I was very lucky to receive a set of Summertime books from Orion for the reading group that I run at work. One of the things that really drew me to Summertime was the cover - I love it! Just that touch of a storm approaching and the children sitting on the beach - a picture postcard with perhaps a little bit of darkness to it. I am also a sucker for books set in Florida as it is one of my favourite places to visit although I have not made it as far south as the Keys yet.

Some of you may have also seen a post from a couple of weeks ago where I announced that Summertime was my book of 2014. When you consider that I read just over 150 books last year then I think you will realise just how good I think this book is. It's actually taken me a few weeks to be able to sit & write this review as on finishing Summertime I was left totally stunned unable to put into words my feelings & thoughts about the book. It is one of those books that even having read it a few weeks has really left it's mark on me & I know that others in my reading group felt the same.

I've tried to remember the last time I was so captivated and consumed by a book and it's hard to come up with something perhaps it really was over 20 years ago when I read To Kill A Mocking Bird for my GCSEs. Summertime opens on Heron Key, Florida in 1935 and right from those very few pages Lafaye has you totally hooked, pulling you in & gripping you just like the jaws of that alligator from the opening chapter. The story centres around three very different communities - a group of WW1 veterans let down by their government and forced to camp on Heron Key whilst they work on a government works project. Then we have the black community and the white community that they work for as maids, nannys, handymen, so before the veterans even arrived on Heron Key there was already racial tension and divide bubbling away.

Every 4th of July the islanders have a beach BBQ. Both communities coming together yet still divided with the whites on their side of the beach & the blacks on theirs. This year though the townspeople are joined by the veterans & tensions look set to overflow as some look to settle old scores & new arguements take centre stage. The evening ends with a white women being attacked & left for dead and all eyes looking to the veterans community for the culprit.

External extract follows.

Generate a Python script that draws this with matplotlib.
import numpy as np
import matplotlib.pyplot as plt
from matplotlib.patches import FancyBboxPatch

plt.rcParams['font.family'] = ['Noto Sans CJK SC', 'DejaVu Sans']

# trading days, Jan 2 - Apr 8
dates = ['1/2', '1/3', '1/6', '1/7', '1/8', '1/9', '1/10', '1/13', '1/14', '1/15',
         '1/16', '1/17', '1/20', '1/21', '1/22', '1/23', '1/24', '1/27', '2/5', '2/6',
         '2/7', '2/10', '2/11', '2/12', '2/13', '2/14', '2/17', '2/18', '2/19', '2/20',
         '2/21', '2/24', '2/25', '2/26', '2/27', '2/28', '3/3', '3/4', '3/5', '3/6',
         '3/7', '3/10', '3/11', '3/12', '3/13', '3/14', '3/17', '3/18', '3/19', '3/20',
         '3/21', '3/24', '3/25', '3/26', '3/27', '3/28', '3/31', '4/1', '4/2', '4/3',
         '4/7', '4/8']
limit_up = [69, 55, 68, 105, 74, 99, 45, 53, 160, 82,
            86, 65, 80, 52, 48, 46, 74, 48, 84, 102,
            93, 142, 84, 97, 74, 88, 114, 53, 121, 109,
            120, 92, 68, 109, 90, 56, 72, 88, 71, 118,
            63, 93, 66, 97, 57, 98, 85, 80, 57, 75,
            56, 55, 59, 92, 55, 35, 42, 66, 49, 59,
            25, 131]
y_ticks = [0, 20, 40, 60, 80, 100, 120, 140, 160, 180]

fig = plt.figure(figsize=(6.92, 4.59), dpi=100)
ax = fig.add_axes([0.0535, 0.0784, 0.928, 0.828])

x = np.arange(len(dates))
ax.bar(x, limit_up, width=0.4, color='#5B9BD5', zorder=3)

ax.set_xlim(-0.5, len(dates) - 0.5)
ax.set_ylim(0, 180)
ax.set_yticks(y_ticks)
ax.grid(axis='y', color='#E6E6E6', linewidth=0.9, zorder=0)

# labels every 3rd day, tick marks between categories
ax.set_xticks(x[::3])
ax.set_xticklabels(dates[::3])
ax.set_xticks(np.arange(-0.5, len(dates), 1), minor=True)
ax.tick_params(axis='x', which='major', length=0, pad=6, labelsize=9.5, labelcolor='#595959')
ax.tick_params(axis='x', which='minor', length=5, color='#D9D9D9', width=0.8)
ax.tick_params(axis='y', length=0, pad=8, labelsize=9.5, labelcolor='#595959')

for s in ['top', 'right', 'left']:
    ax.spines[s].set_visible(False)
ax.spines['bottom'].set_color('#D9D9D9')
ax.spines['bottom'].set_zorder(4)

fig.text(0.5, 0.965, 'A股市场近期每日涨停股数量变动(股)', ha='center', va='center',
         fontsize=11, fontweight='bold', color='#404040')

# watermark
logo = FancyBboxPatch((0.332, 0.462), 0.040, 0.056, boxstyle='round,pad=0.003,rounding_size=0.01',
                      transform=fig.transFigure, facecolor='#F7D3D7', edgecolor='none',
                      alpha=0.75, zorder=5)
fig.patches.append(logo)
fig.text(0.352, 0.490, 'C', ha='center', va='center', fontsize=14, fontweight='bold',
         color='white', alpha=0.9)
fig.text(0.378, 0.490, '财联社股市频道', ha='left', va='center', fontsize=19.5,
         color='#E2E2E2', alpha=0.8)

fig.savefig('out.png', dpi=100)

Meanwhile off the coast of the Atlantic, a storm is brewing threatening to bear down on Heron Key and ultimately change the residents lives forever. Who will left standing and who won't? 

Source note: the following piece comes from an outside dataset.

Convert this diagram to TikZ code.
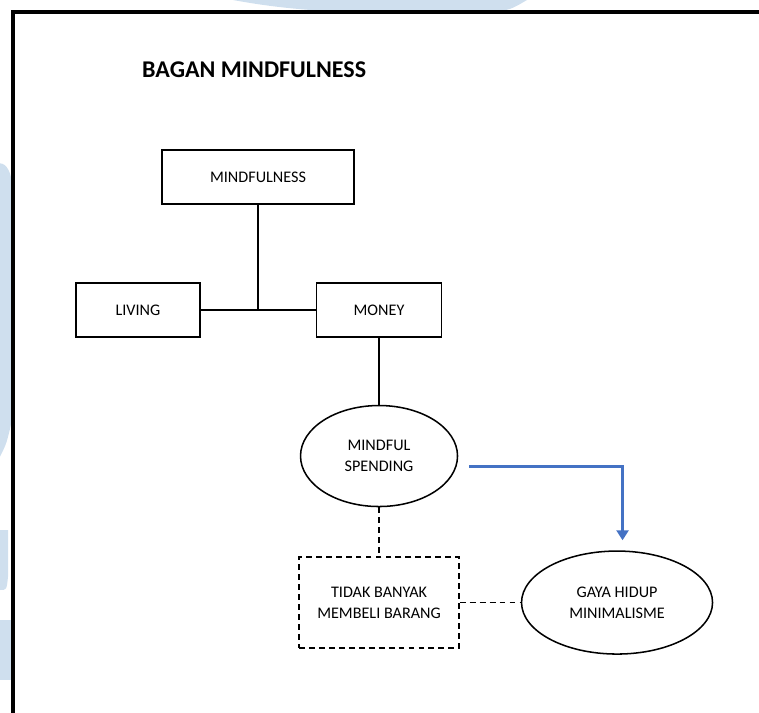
\documentclass[tikz,border=0pt]{standalone}
\usepackage{fontspec}
\setmainfont{Carlito}
\usepackage{xcolor}
\usetikzlibrary{shapes.geometric, arrows.meta, positioning, calc}

\definecolor{markblue}{RGB}{207,223,238}
\definecolor{flowblue}{RGB}{68,114,196}

\begin{document}
\begin{tikzpicture}[
    node distance=1.5cm,
    box/.style={rectangle, draw=black, line width=1.3pt, minimum height=1.62cm, align=center, font=\fontsize{13.8}{18}\selectfont},
    oval/.style={ellipse, draw=black, line width=1.3pt, inner sep=0pt, align=center, font=\fontsize{13.8}{18}\selectfont},
    dashbox/.style={box, dash pattern=on 5pt off 3.5pt},
    link/.style={line width=1.3pt},
    dashlink/.style={line width=1.3pt, dash pattern=on 5pt off 3.5pt},
    flow/.style={-{Triangle[width=0.36cm,length=0.3cm]}, line width=2.6pt, draw=flowblue}
]
    \useasboundingbox (0,0) rectangle (22.77,-21.39);

    % watermark behind the page
    \fill[markblue] (6.99,0) .. controls (8.6,-0.3) and (10,-0.36) .. (11.0,-0.36)
        -- (14.7,-0.36) .. controls (15.3,-0.3) .. (15.81,0) -- cycle;
    \fill[markblue] (0,-4.9) .. controls (0.2,-4.9) and (0.36,-5.2) .. (0.36,-5.6)
        -- (0.36,-12.6) .. controls (0.2,-13.3) .. (0,-13.7) -- cycle;
    \fill[markblue] (0,-15.9) -- (0.24,-15.9) -- (0.24,-17.3) .. controls (0.2,-17.7) .. (0,-17.7) -- cycle;
    \fill[markblue] (0,-18.6) -- (0.36,-18.6) -- (0.36,-20.4) -- (0,-20.4) -- cycle;

    % page frame
    \draw[line width=3pt] (0.39,-21.39) -- (0.39,-0.36) -- (22.77,-0.36);

    \node[anchor=west, inner sep=0pt, font=\fontsize{20.5}{24}\selectfont\bfseries] (title) at (4.26,-2.1) {BAGAN MINDFULNESS};

    \node[box, minimum width=5.76cm] (mindful) at (7.74,-5.31) {MINDFULNESS};
    \node[box, minimum width=3.72cm] (living) at (4.14,-9.3) {LIVING};
    \node[box, minimum width=3.75cm, right=3.45cm of living] (money) {MONEY};
    \node[oval, minimum width=4.71cm, minimum height=3.03cm, below=2.01cm of money] (spend) {MINDFUL\\SPENDING};
    \node[dashbox, minimum width=4.8cm, minimum height=2.73cm, below=1.47cm of spend] (tidak) {TIDAK BANYAK\\MEMBELI BARANG};
    \node[oval, minimum width=5.73cm, minimum height=3.09cm, right=1.83cm of tidak] (gaya) {GAYA HIDUP\\MINIMALISME};

    \draw[link] (living.east) -- (money.west);
    \draw[link] (mindful.south) -- (mindful.south |- living.east);
    \draw[link] (money.south) -- (spend.north);
    \draw[dashlink] (spend.south) -- (tidak.north);
    \draw[dashlink] (tidak.east) -- (gaya.west);
    \draw[flow, shorten >=0.3cm] ([shift={(0.33cm,-0.3cm)}]spend.east) -| ([xshift=0.165cm]gaya.north);
\end{tikzpicture}
\end{document}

This book was a pure adrenaline rush, a highly addictive read that I couldn't put down. Lafaye had me absorbed from start to finish and a lot of that is down to knowing that the story is actually a fictional account of a huge hurricane that really did hit the Keys in the 1930s. This adds so much to the suspense and tension that the author builds - at first slowly but as the storm hits the pace picks up.

Summertime is well plotted and well researched. I didn't know anything about the WW1 veterans and the march on Washington, I was given a really fascinating insight into a subject I now need to go and find out more about. I love books that teach me something about history and make me need to go learn more. The other wonderful thing about this book were the character, some you loved & some you despised but there were none I loved more than Missy. Missy works for the Kincaid's taking care of their baby son Nathan and is one of the central characters in the story.

This book really did have everything - a community divided, racial tension, morals, relationship troubles on so many fronts, a little bit of politics,history, class differences, a wonderful location, fantastic characters and so much more. We have the storm brewing out at sea but there really has been a storm brewing for a very long time amongst the locals and it all comes to a head the night of the beach BBQ. Summertime left me totally breathless and I came to the end feeling I had done battle with Mother Nature herself.

An incredible debut that is so well written you feel as that you are there on Heron Key living right through the hurricane. Lafaye picked me up & swept me along like the storm with her beautiful writing and brilliant character development-an outstanding storyteller. I am very much looking forward to seeing where Vanessa Lafaye takes me with her second book.